* Objective *
Output the lines from the top of the entries below to the line with "energy_right_e = [0, 0, 3e6, 3e6, 5.56e8]", both included, exactly and without pictures.

* Given data *
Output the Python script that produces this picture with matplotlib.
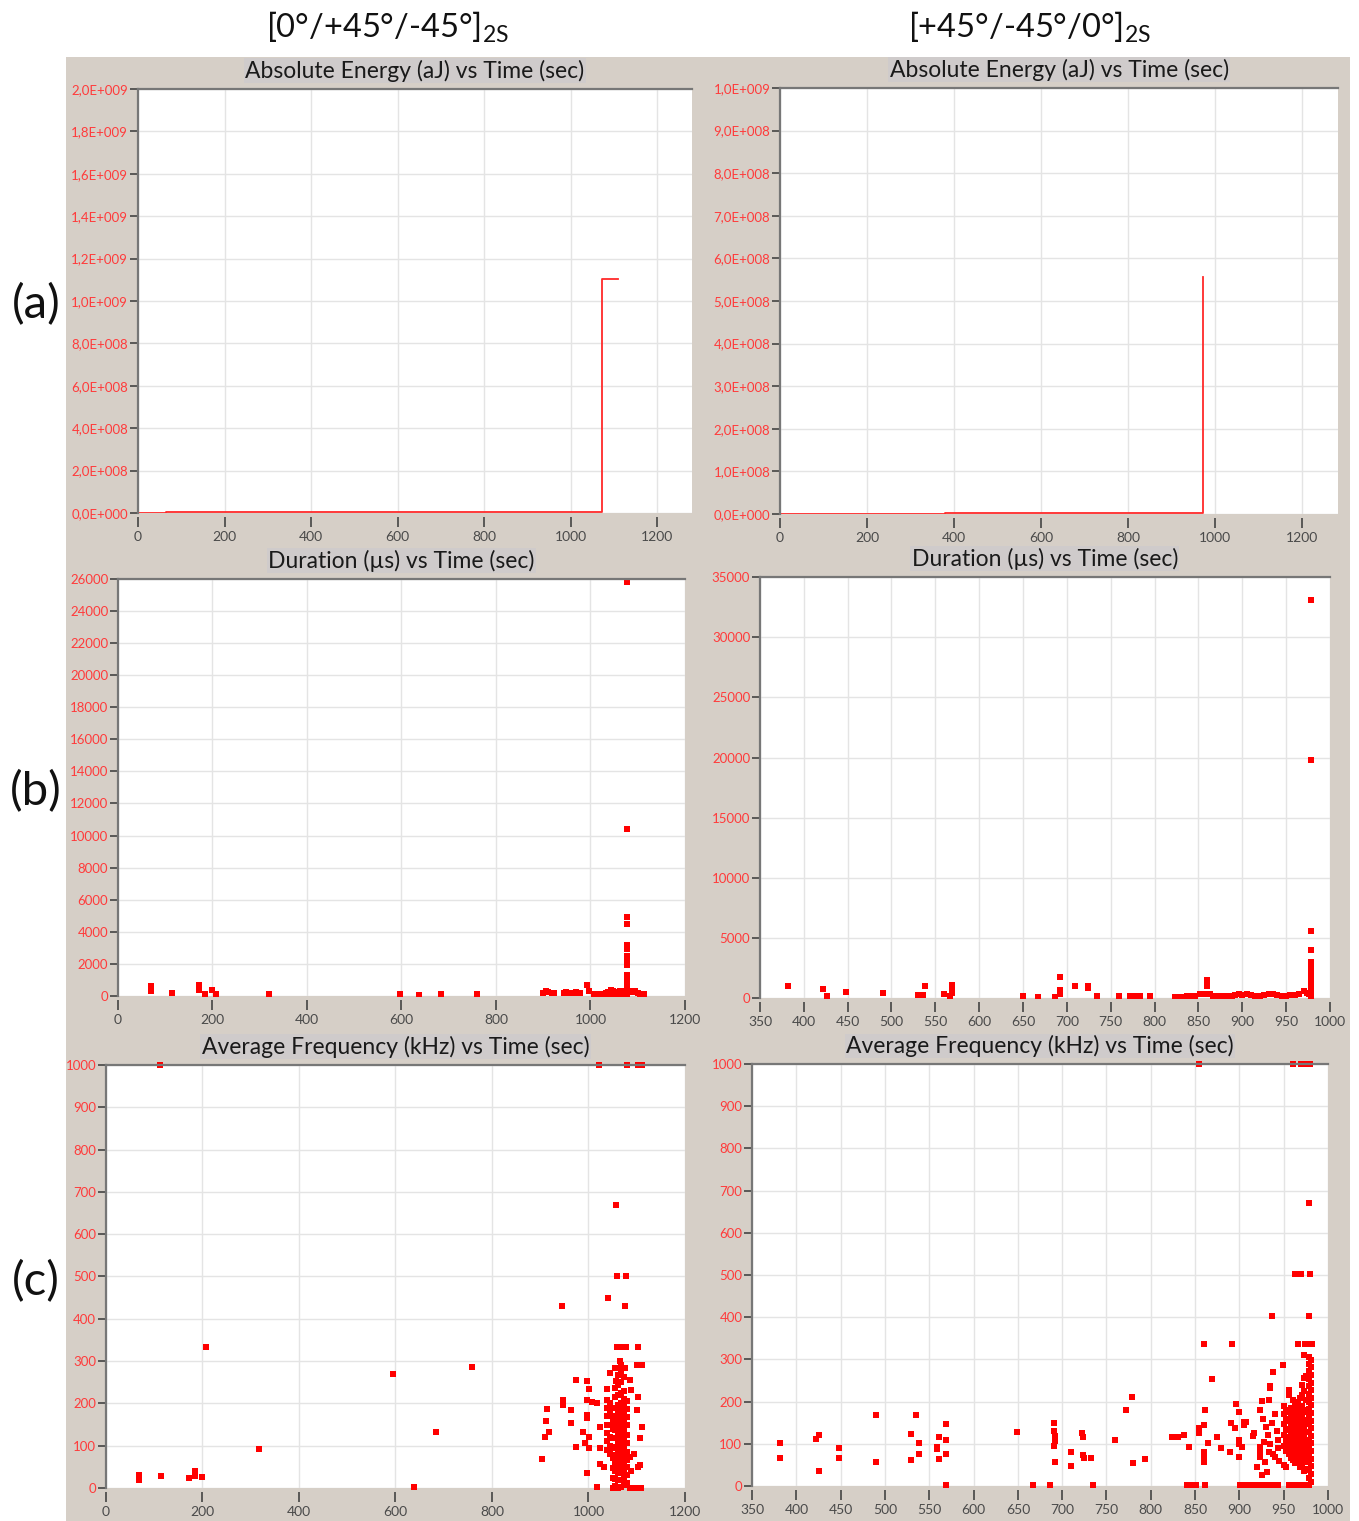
import matplotlib.pyplot as plt
import matplotlib.patches as mpatches
from matplotlib.ticker import FuncFormatter, MultipleLocator

plt.rcParams['font.family'] = ['Lato', 'DejaVu Sans']

# ---- data ----
# (a) cumulative absolute energy (aJ)
energy_left_t = [0, 65, 65, 1073, 1073, 1108]
energy_left_e = [0, 0, 5e6, 5e6, 1.104e9, 1.104e9]
energy_right_t = [0, 380, 380, 972, 972]
energy_right_e = [0, 0, 3e6, 3e6, 5.56e8]

# (b) duration (us)
dur_left_t = [69, 69, 114, 172, 172, 184, 200, 208, 320, 596, 638, 683, 759,
              900, 905, 910, 918, 922, 943, 948, 952, 965, 970, 978, 992, 997,
              1007, 1012, 1017, 1022, 1027, 1032, 1037, 1043, 1047, 1052, 1057, 1062, 1067, 1071,
              1010, 1020, 1030, 1040, 1050, 1060, 1070,
              1078, 1078, 1078, 1078, 1078, 1078, 1078, 1078, 1078, 1078, 1078, 1078, 1078, 1078, 1078, 1078,
              1085, 1090, 1095, 1100, 1105, 1108, 1113]
dur_left_d = [600, 300, 200, 700, 400, 150, 400, 150, 150, 150, 50, 100, 100,
              200, 300, 250, 200, 200, 200, 250, 200, 200, 250, 200, 700, 300,
              150, 100, 150, 100, 150, 200, 250, 400, 300, 200, 250, 300, 250, 300,
              50, 50, 50, 50, 50, 50, 50,
              25800, 10400, 4900, 4500, 3200, 2900, 2500, 2200, 1900, 1300, 1000, 800, 600, 400, 200, 50,
              300, 250, 300, 200, 150, 100, 100]

dur_right_t = [382, 422, 426, 448, 490, 530, 536, 538, 560, 567, 569, 569, 569, 650, 667, 686,
               692, 692, 692, 709, 724, 724, 734, 760, 772, 778, 783, 795, 823, 828, 832,
               837, 842, 846, 852, 856, 860, 860, 863, 867, 872, 877, 884,
               888, 892, 896, 900, 905, 910, 915, 920, 925, 930, 935, 940, 945, 950, 955, 960, 965, 970, 974, 976,
               978, 978, 978, 978, 978, 978, 978, 978, 978, 978, 978, 978, 978]
dur_right_d = [1020, 720, 200, 500, 400, 250, 250, 1000, 300, 200, 1100, 700, 400, 150, 100, 100,
               1770, 650, 300, 1000, 1000, 800, 150, 150, 150, 150, 150, 150, 100, 100, 100,
               200, 200, 200, 300, 300, 1500, 1000, 300, 150, 150, 150, 150,
               200, 250, 300, 250, 300, 250, 200, 150, 250, 300, 350, 250, 200, 200, 250, 250, 300, 600, 400, 300,
               33080, 19780, 5570, 4000, 3000, 2600, 2200, 1800, 1400, 1000, 700, 400, 100]

# (c) average frequency (kHz)
freq_left_t = [68, 68, 113, 173, 184, 184, 200, 207, 318, 595, 638, 683, 759, 112,
               1022, 1079, 1103, 1110, 1058, 1060, 1078, 1041, 945, 1076,
               1059, 1065, 1071, 1077, 1103, 1065, 1100, 1111, 1045, 1055, 1076, 974, 998, 1002,
               1058, 1086, 1038, 1089, 1103, 948, 948, 915, 964, 997, 1007, 1018, 1101, 911,
               997, 997, 964, 919, 910, 989, 1001, 1024, 1110, 1107, 993, 974, 1002, 1024,
               1045, 903, 1024, 1032, 998, 1107, 1103, 1086, 1018,
               1038, 1038, 1038, 1038, 1038, 1038, 1038,
               1044, 1044, 1044, 1044, 1044, 1044,
               1050, 1050, 1050, 1050, 1050, 1050, 1050, 1050, 1050,
               1055, 1055, 1055, 1055, 1055, 1055, 1055, 1055, 1055, 1055, 1055, 1055, 1055,
               1062, 1062, 1062, 1062, 1062, 1062, 1062, 1062, 1062, 1062, 1062, 1062, 1062, 1062, 1062,
               1068, 1068, 1068, 1068, 1068, 1068, 1068, 1068, 1068, 1068, 1068, 1068, 1068, 1068, 1068, 1068,
               1074, 1074, 1074, 1074, 1074, 1074, 1074, 1074, 1074, 1074, 1074, 1074, 1074, 1074,
               1080, 1080, 1080, 1080, 1080, 1080, 1080, 1080, 1080, 1080, 1080,
               1086, 1092, 1097, 1102, 1108, 1088, 1095]
freq_left_f = [30, 20, 28, 24, 41, 29, 27, 334, 93, 269, 2, 132, 286, 1000,
               1000, 1000, 1000, 1000, 669, 501, 501, 448, 430, 430,
               334, 334, 334, 334, 334, 300, 291, 291, 273, 284, 284, 255, 253, 235,
               254, 255, 235, 232, 216, 208, 196, 186, 184, 208, 204, 200, 184, 159,
               172, 165, 153, 133, 121, 133, 121, 145, 145, 118, 107, 98, 94, 94,
               94, 68, 57, 50, 36, 54, 50, 74, 2,
               208, 190, 170, 150, 130, 110, 90,
               200, 175, 150, 120, 100, 80,
               0, 24, 48, 71, 95, 118, 140, 163, 188,
               5, 22, 41, 58, 77, 96, 118, 137, 152, 171, 190, 214, 236,
               0, 18, 35, 52, 70, 88, 104, 123, 141, 160, 178, 197, 219, 243, 268,
               3, 20, 39, 57, 74, 92, 110, 129, 146, 165, 183, 201, 224, 250, 276, 290,
               8, 26, 45, 63, 81, 99, 116, 134, 155, 173, 192, 210, 229, 262,
               12, 31, 49, 66, 85, 107, 126, 148, 168, 187, 205,
               0, 0, 0, 0, 0, 40, 80]

freq_right_t = [381.6, 381.6, 422, 426, 426, 448.5, 448.5, 490, 490, 535, 529, 538, 538, 529,
                561, 559, 561, 568.5, 568.5, 568.5, 568.5, 559, 649, 666.6, 686, 691, 691, 692,
                692, 691, 692, 710, 710, 722, 724, 723, 725, 733, 734.7, 760, 772, 779, 780, 794,
                824, 831, 838, 843, 841, 846, 851, 854, 854, 854.5, 860, 861, 860, 860, 860, 860,
                861, 864, 869, 874.6, 879, 889.6, 891.5, 890.7, 896, 899, 899, 899, 903, 900, 895,
                904.7, 904.7, 908, 901, 906, 911, 916, 920, 915, 917, 920, 923, 923, 923, 925, 925,
                923, 925, 930.8, 929,
                927, 930, 932, 935, 937, 940, 942, 944, 933, 938, 943, 928,
                933, 934, 934, 938, 936.6, 948.8, 930, 935, 940, 944, 940, 945, 950, 953,
                955.5, 955.5, 961, 965.6, 973.6, 978, 982, 972.5, 978,
                960, 970, 975, 980, 978.7, 963, 970, 980,
                956, 961, 966, 972,
                950, 950, 950, 950, 950,
                953, 953, 953, 953, 953,
                956, 956, 956, 956, 956, 956,
                958, 958, 958, 958, 958, 958, 958,
                961, 961, 961, 961, 961, 961, 961,
                963, 963, 963, 963, 963, 963, 963, 963,
                966, 966, 966, 966, 966, 966, 966, 966,
                968, 968, 968, 968, 968, 968, 968, 968, 968,
                971, 971, 971, 971, 971, 971, 971, 971, 971, 971,
                973, 973, 973, 973, 973, 973, 973, 973, 973, 973,
                975, 975, 975, 975, 975, 975, 975, 975, 975,
                978, 978, 978, 978, 978, 978, 978, 978, 978, 978, 978, 978, 978, 978, 978, 978, 978, 978,
                981, 981, 981, 981, 981, 981, 981, 981, 981, 981, 981, 981, 981, 981, 981, 981, 981]
freq_right_f = [103, 67, 111, 121, 36, 89, 67, 168, 58, 168, 123, 103, 77, 61,
                117, 93, 63, 147, 109, 75, 2, 88, 129, 2, 2, 149, 130, 118,
                107, 96, 58, 80, 47, 126, 117, 73, 67, 67, 2, 109, 180, 211, 55, 64,
                115, 115, 121, 93, 2, 2, 2, 137, 125, 1000, 336, 180, 145, 81, 70, 58,
                2, 101, 254, 115, 89, 81, 336, 149, 194, 175, 69, 100, 93, 108, 137,
                152, 145, 152, 2, 2, 2, 2, 2, 118, 125, 46, 93, 80, 69, 26, 202,
                180, 2, 34, 58,
                160, 140, 120, 100, 150, 170, 130, 110, 80, 75, 90, 105,
                205, 237, 232, 271, 404, 288, 2, 2, 2, 2, 69, 60, 50, 46,
                227, 216, 204, 336, 336, 336, 336, 310, 404,
                1000, 1000, 1000, 1000, 670, 502, 502, 502,
                2, 2, 2, 2,
                95, 122, 148, 170, 190,
                84, 108, 133, 160, 181,
                75, 95, 115, 135, 155, 175,
                66, 86, 106, 127, 146, 166, 186,
                62, 82, 102, 122, 142, 162, 182,
                54, 72, 92, 112, 132, 152, 171, 193,
                58, 78, 98, 118, 138, 158, 178, 198,
                45, 64, 84, 104, 124, 144, 164, 186, 208,
                50, 70, 90, 110, 130, 150, 170, 190, 215, 240,
                35, 56, 76, 96, 117, 137, 157, 180, 226, 255,
                40, 63, 88, 107, 128, 151, 176, 203, 260,
                2, 20, 38, 56, 74, 92, 110, 128, 146, 164, 182, 200, 218, 236, 254, 272, 290, 306,
                10, 29, 47, 65, 83, 101, 119, 137, 155, 173, 191, 209, 227, 245, 263, 281, 298]

BEIGE = '#d6cfc7'
TITLE_BOX = '#cfcbcb'
RED = '#ff0000'
TICK_RED = '#ff3b3b'
TICK_GRAY = '#4a4a4a'


def sci_label(v, pos):
    if v == 0:
        return '0,0E+000'
    exp = 0
    m = v
    while abs(m) >= 10:
        m /= 10
        exp += 1
    return f'{m:.1f}E+{exp:03d}'.replace('.', ',')


def style_axes(ax, title, xlim, ylim, xstep, ystep):
    ax.set_xlim(*xlim)
    ax.set_ylim(*ylim)
    ax.xaxis.set_major_locator(MultipleLocator(xstep))
    ax.yaxis.set_major_locator(MultipleLocator(ystep))
    ax.set_facecolor('white')
    ax.grid(True, color='#e4e4e4', linewidth=1.0)
    ax.set_axisbelow(True)
    for side in ['right', 'bottom']:
        ax.spines[side].set_visible(False)
    ax.spines['bottom'].set_position(('outward', 3))
    for side in ['top', 'left']:
        ax.spines[side].set_color('#777777')
        ax.spines[side].set_linewidth(1.6)
    ax.tick_params(axis='y', direction='out', length=6, width=1.2, color='#444444',
                   labelsize=9.5, labelcolor=TICK_RED, pad=1)
    ax.tick_params(axis='x', direction='out', length=7, width=1.2, color='#444444',
                   labelsize=10, labelcolor=TICK_GRAY, pad=3)
    ax.set_title(title, fontsize=16.5, color='#1a1a1a', pad=8,
                 bbox=dict(facecolor=TITLE_BOX, edgecolor='none', pad=1.0))


fig = plt.figure(figsize=(13.59, 15.21), dpi=100)
fig.patches.append(mpatches.Rectangle((66 / 1359, 0), (1350 - 66) / 1359, 1 - 57 / 1521,
                                      transform=fig.transFigure, facecolor=BEIGE,
                                      edgecolor='none', zorder=-5))

ax_al = fig.add_axes([0.1015, 0.6627, 0.4077, 0.2788])
ax_ar = fig.add_axes([0.5740, 0.6621, 0.4106, 0.2801])
ax_bl = fig.add_axes([0.0868, 0.3452, 0.4172, 0.2742])
ax_br = fig.add_axes([0.5592, 0.3438, 0.4194, 0.2768])
ax_cl = fig.add_axes([0.0780, 0.0217, 0.4260, 0.2781])
ax_cr = fig.add_axes([0.5534, 0.0230, 0.4238, 0.2774])

# (a)
ax_al.plot(energy_left_t, energy_left_e, color='#ff2a2a', linewidth=1.3)
style_axes(ax_al, 'Absolute Energy (aJ) vs Time (sec)', (0, 1280), (0, 2e9), 200, 2e8)
ax_al.yaxis.set_major_formatter(FuncFormatter(sci_label))
ax_ar.plot(energy_right_t, energy_right_e, color='#ff2a2a', linewidth=1.3)
style_axes(ax_ar, 'Absolute Energy (aJ) vs Time (sec)', (0, 1283), (0, 1e9), 200, 1e8)
ax_ar.yaxis.set_major_formatter(FuncFormatter(sci_label))
for a in (ax_al, ax_ar):
    a.tick_params(axis='y', labelsize=9.5)

# (b)
ax_bl.plot(dur_left_t, dur_left_d, 's', color=RED, markersize=4.6, markeredgewidth=0)
style_axes(ax_bl, 'Duration (µs) vs Time (sec)', (0, 1200), (0, 26000), 200, 2000)
ax_br.plot(dur_right_t, dur_right_d, 's', color=RED, markersize=4.6, markeredgewidth=0)
style_axes(ax_br, 'Duration (µs) vs Time (sec)', (350, 1000), (0, 35000), 50, 5000)

# (c)
ax_cl.plot(freq_left_t, freq_left_f, 's', color=RED, markersize=4.6, markeredgewidth=0,
           clip_on=False)
style_axes(ax_cl, 'Average Frequency (kHz) vs Time (sec)', (0, 1200), (0, 1000), 200, 100)
ax_cr.plot(freq_right_t, freq_right_f, 's', color=RED, markersize=4.6, markeredgewidth=0,
           clip_on=False)
style_axes(ax_cr, 'Average Frequency (kHz) vs Time (sec)', (350, 1000), (0, 1000), 50, 100)

# column headers and row labels
fig.text(387 / 1359, 1 - 27 / 1521, r'[0°/+45°/-45°]$_{\mathregular{2S}}$',
         fontsize=23.5, ha='center', va='center', color='#111111')
fig.text(1029 / 1359, 1 - 27 / 1521, r'[+45°/-45°/0°]$_{\mathregular{2S}}$',
         fontsize=23.5, ha='center', va='center', color='#111111')
for label, ypx in [('(a)', 305), ('(b)', 792), ('(c)', 1282)]:
    fig.text(36 / 1359, 1 - ypx / 1521, label, fontsize=34, ha='center', va='center',
             color='#111111')

fig.savefig('out.png', dpi=100)
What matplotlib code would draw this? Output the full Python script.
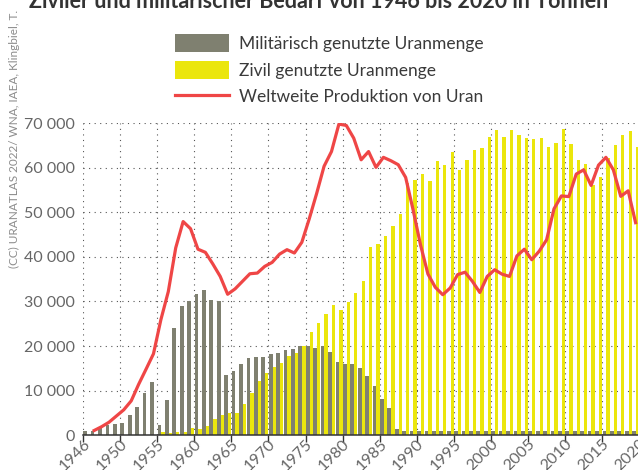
import numpy as np
import matplotlib
matplotlib.use('Agg')
import matplotlib.pyplot as plt
from matplotlib.transforms import ScaledTranslation

plt.rcParams['font.family'] = ['Lato', 'DejaVu Sans']

# Jahre 1946 bis 2020
years = list(range(1946, 2021))

# militärisch genutzte Uranmenge (t)
military = [1000, 1000, 1700, 2300, 2500, 2800, 4600, 6400, 9500, 11900,
            2300, 8000, 24000, 29000, 30100, 31700, 32600, 30400, 30100, 13600,
            14450, 15900, 17400, 17600, 17600, 18100, 18500, 19200, 19400, 19950,
            20100, 19500, 19950, 18600, 16400, 15900, 15900, 15000, 13200, 11000,
            8200, 6100, 1400] + [1000] * 32

# zivil genutzte Uranmenge (t)
civil = [0] * 10 + [750, 600, 750, 750, 1640, 1400, 2160, 3650, 4540, 5000,
                    5000, 7070, 9460, 12140, 13920, 15260, 16230, 17800, 18390, 19950,
                    23150, 25150, 27170, 29150, 28050, 29900, 31850, 34500, 42150, 42800,
                    44600, 46850, 49700, 56500, 57200, 58550, 56950, 61450, 60500, 63600,
                    59450, 61700, 63900, 64350, 66850, 68400, 66850, 68400, 67300, 66600,
                    66400, 66600, 64600, 65500, 68650, 65300, 61700, 60800, 56000, 57850,
                    62250, 65000, 67300, 68200, 64600]

# weltweite Produktion von Uran (t)
production = [np.nan, 1050, 1900, 2900, 4300, 5700, 7700, 11400, 14800, 18250,
              25900, 32200, 42000, 47900, 46300, 41700, 41000, 38400, 35600, 31600,
              32800, 34500, 36200, 36350, 37850, 38750, 40600, 41600, 40850, 43250,
              48500, 54200, 60300, 63600, 69750, 69450, 66600, 61750, 63600, 60050,
              62300, 61550, 60650, 57800, 50550, 42700, 36150, 33150, 31500, 33000,
              36000, 36550, 34500, 32000, 35600, 37100, 36100, 35600, 40200, 41700,
              39350, 41250, 43800, 50750, 53650, 53500, 58550, 59500, 56000, 60550,
              62300, 59500, 53550, 54800, 47650]

tick_years = [1946] + list(range(1950, 2021, 5))
y_ticks = list(range(0, 70001, 10000))

gray = '#7f8070'
yellow = '#ebe60c'
red = '#ef4646'

fig = plt.figure(figsize=(6.38, 4.70), dpi=100)
ax = fig.add_axes([83 / 638, 34.8 / 470, 556.3 / 638, 312.2 / 470])

x = np.arange(len(years))
b1 = ax.bar(x + 0.3, military, width=0.5, color=gray, zorder=2)
b2 = ax.bar(x + 0.775, civil, width=0.45, color=yellow, zorder=2)
l1, = ax.plot(x + 0.5, production, color=red, lw=2.3, zorder=3)

ax.set_xlim(0, len(years))
ax.set_ylim(0, 70000)

# erste Marke am linken Rand, die anderen jeweils am Ende des Jahres
tick_pos = [0] + [y - years[0] + 1 for y in tick_years[1:]]
ax.set_xticks(tick_pos)
ax.set_xticklabels([str(y) for y in tick_years], rotation=45, ha='right',
                   rotation_mode='anchor', color='#666666', fontsize=11.5)
for lab in ax.get_xticklabels():
    lab.set_transform(lab.get_transform() + ScaledTranslation(4 / 72, 0, fig.dpi_scale_trans))

ax.set_yticks(y_ticks)
ax.set_yticklabels([f'{v:,}'.replace(',', ' ') for v in y_ticks], color='#666666', fontsize=11.5)

ax.tick_params(axis='x', direction='out', length=5, width=1, color='#333333', pad=-4)
ax.tick_params(axis='y', length=0, pad=6)

for s in ['top', 'right', 'left']:
    ax.spines[s].set_visible(False)
ax.spines['bottom'].set_color('#333333')
ax.spines['bottom'].set_linewidth(1.1)
ax.spines['bottom'].set_zorder(4)

ax.grid(True, color='#555555', linestyle=(0, (1, 4)), linewidth=0.8)
ax.set_axisbelow(True)

fs = 12.5
ax.legend([b1, b2, l1],
          ['Militärisch genutzte Uranmenge', 'Zivil genutzte Uranmenge',
           'Weltweite Produktion von Uran'],
          loc='upper left', bbox_to_anchor=(175 / 638, 1 - 34 / 470),
          bbox_transform=fig.transFigure, frameon=False, fontsize=fs,
          handlelength=54 / (fs * 100 / 72), handleheight=1.25, labelspacing=0.48,
          handletextpad=0.55, borderpad=0, borderaxespad=0, labelcolor='#3a3a3a')

# Titel ist im Original oben abgeschnitten
fig.text(0.5, 1 - 8 / 470, 'Ziviler und militärischer Bedarf von 1946 bis 2020 in Tonnen',
         ha='center', va='baseline', fontsize=15.5, fontweight='bold', color='#333333')
fig.text(14 / 638, 1 - 268 / 470, '(CC) URANATLAS 2022/ WNA, IAEA, Klingbiel, T.',
         rotation=90, ha='center', va='bottom', fontsize=8.5, color='#8c8c8c')

fig.savefig('out.png', dpi=100)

* Answer to this task *
Output the Python script that produces this picture with matplotlib.
import matplotlib.pyplot as plt
import matplotlib.patches as mpatches
from matplotlib.ticker import FuncFormatter, MultipleLocator

plt.rcParams['font.family'] = ['Lato', 'DejaVu Sans']

# ---- data ----
# (a) cumulative absolute energy (aJ)
energy_left_t = [0, 65, 65, 1073, 1073, 1108]
energy_left_e = [0, 0, 5e6, 5e6, 1.104e9, 1.104e9]
energy_right_t = [0, 380, 380, 972, 972]
energy_right_e = [0, 0, 3e6, 3e6, 5.56e8]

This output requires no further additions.